2016 Phillies Report Card: Aaron Nola
When a cornerstone of the future of an organization struggles, for what seems like no good reason, it can be a hard on the fans, but it has to be brutal on the player. And so it was with Aaron Nola in the summer of 2016. It got so bad that Nola was shelved for a short period to “clear his head” and allow a bit of arm fatigue to pass.
Upon his return from this break, things went really well for one start – a six inning, two-hit shutout performance against Miami. Then the wheels came off again in Pittsburgh, and again in Atlanta, where he felt pain in his throwing elbow, and his season was over. And through all of this, all of us, rightly or not, freaked the heck out.
Aaron Nola started his first full season as a Phillie with a couple very solid months. In 11 starts in April and May, Nola was 4-4 with a 2.88 ERA that basically matched his FIP and xFIP, and opponents hit about .250 on balls in play against him. From there and through his shut down in early July, he continued to strike batters out, and had a bit of trouble controlling his walks, but maintained a decent rate. And batters hit over .500 against him on balls in play. (Yes, that’s right, over .500). That’s astoundingly bad, especially given that he maintained a high ground ball rate of 56.1% over that six-game stretch.

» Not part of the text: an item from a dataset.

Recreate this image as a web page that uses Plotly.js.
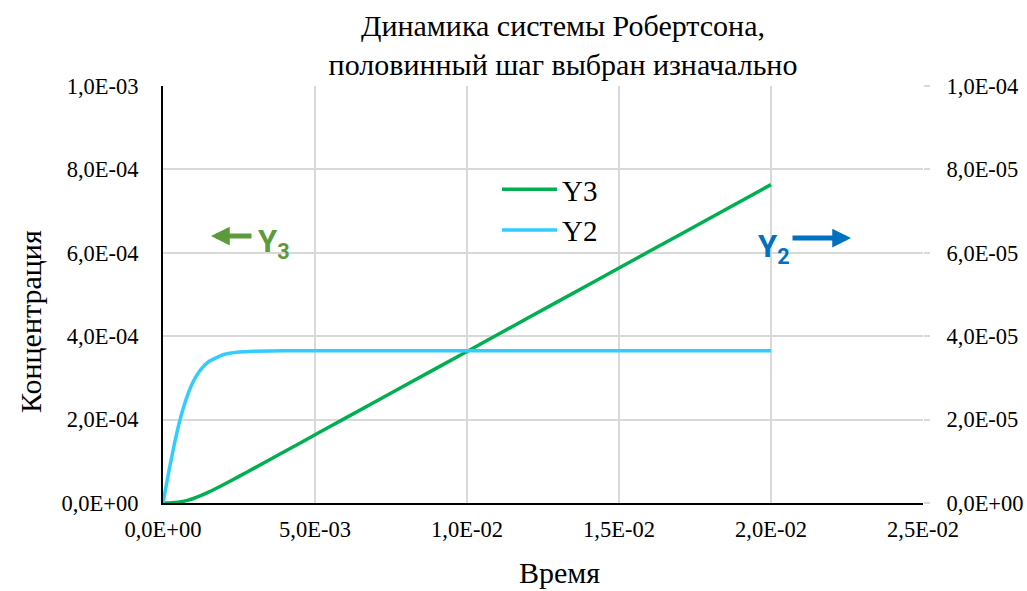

Add to that his three game stint after his break and before he broke, and his traditional stats for the year, a 6-9 record and a 4.78 ERA, are not terribly nice. He did strike out 121 and walked just 29 in 111 IP, for a sterling K-BB% of 19.0%. For reference, that’s the same Roy Halladay put up in his dominant 2010 season with the Phils.
Now that doesn’t mean Nola was as good as Doc, but it does mean he was doing a good job of missing bats without giving up the control and command needed to limit free passes. Additionally, his ground ball rate was over 55%, up almost 8% from 2015, and he limited hard contact and line drives to near identical levels as the prior year. His home run rate and home run/FB rates were also down.
Simply put, he was as good or better than he was in 2015, even though he was at times getting himself into more trouble than a teenager with a temper. So why did his ERA balloon?
Dude got BABIPed. Sure, there’s all kinds of ways to slice it, and you could spend a half a day on Brooks looking for signs of tipping his pitches, lowering arm angles, but a .334 BABIP for a 20-start year, after it was ~.250 in the first two months? That’s just the world giving you the bird. It’s a shit sandwich. It’s “Otherwise Mrs. Lincoln, how was the play?” I may be over-dramatizing a bit. Perhaps.
However you choose to describe it, there’s little explanation for such high rates of success by batters when a pitcher does such a good job of keeping the ball on the ground. And if that run of bad luck weren’t enough, Nola wound up with an injured throwing elbow to end his season before the calendar turned to August. Rest was prescribed, and the knife avoided. His outlooks for 2017 appears good, as all involved are optimistic he can return to pick up where he left off.
Let’s just hope the new clubhouse chef knows a sandwich recipe Nola likes better than what he was served in 2016.
Grade: C, but with the BABIP curve, it’s really more like a B+.